Critical Thinking
Base Rates and Why We Ignore Them
The single most underused tool in everyday reasoning. When someone tells you a startup's success story, base rates ask the uncomfortable question: how many tried this and failed?
Base Rates and Why We Ignore Them
The single most underused tool in everyday reasoning.
What a Base Rate Is
A base rate is the background frequency of something happening in a reference class. What percentage of restaurants close in their first year? What fraction of VC-backed startups reach Series B? What's the recidivism rate for this category of crime?
Base rates are the prior you should be updating from.

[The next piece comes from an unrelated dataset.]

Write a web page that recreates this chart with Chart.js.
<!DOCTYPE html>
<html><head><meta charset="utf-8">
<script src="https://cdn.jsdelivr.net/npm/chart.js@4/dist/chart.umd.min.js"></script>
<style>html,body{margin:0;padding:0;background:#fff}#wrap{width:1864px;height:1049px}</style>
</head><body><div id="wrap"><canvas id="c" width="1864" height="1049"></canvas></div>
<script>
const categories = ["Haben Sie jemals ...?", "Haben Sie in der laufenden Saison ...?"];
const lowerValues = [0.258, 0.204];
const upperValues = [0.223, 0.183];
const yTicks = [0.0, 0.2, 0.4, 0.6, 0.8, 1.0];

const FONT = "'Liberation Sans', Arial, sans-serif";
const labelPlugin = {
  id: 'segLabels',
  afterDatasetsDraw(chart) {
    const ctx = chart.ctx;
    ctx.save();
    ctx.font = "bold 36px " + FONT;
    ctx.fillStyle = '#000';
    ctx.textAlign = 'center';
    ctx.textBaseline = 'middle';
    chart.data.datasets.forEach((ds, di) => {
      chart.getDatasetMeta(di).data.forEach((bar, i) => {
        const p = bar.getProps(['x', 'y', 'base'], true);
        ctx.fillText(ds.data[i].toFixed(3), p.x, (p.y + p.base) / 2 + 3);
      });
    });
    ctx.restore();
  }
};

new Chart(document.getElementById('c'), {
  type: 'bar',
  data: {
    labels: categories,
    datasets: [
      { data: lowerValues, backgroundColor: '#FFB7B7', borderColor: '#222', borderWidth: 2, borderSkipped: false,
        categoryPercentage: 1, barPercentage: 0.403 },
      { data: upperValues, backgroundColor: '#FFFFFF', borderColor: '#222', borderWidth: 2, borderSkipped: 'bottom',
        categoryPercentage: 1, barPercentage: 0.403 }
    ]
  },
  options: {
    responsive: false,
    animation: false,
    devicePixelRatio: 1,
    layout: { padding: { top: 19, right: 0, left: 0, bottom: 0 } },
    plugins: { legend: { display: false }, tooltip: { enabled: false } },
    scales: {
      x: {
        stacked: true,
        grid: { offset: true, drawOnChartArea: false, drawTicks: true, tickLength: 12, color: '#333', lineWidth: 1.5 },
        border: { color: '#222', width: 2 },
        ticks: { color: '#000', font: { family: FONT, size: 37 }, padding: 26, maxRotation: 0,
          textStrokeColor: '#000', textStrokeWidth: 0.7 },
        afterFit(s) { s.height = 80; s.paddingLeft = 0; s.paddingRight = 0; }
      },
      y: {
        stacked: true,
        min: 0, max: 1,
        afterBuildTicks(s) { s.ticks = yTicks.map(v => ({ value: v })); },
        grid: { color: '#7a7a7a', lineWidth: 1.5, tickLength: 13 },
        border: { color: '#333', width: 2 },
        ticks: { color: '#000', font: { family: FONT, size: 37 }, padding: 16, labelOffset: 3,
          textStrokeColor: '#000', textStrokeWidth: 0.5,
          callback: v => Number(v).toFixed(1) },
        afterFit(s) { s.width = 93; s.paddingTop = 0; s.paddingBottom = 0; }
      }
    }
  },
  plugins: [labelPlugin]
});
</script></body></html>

They represent what you should expect before you know anything specific about the case in front of you.
Why We Ignore Them
Vivid anecdotes outcompete statistics in human cognition. We remember the immigrant who built a billion-dollar company from nothing because it's a compelling story. We don't naturally weight it against the thousands of equally motivated people who tried similar things and didn't make it.
This is compounded by survivorship bias: we mostly encounter the successes, because the failures are quiet and invisible. The business section is full of winner profiles, not cautionary tales from the 80% who didn't get funded.
The Practical Move
Before you evaluate any specific evidence about a case, ask: what's the base rate for things like this?
Then update from there. If 80% of businesses in this category fail and you have some evidence that this one is better than average, you should still expect more than a 20% failure rate — just maybe 60% instead.
Base rates don't tell you what will happen. They tell you what to expect before you have more information. That's a very useful thing to know.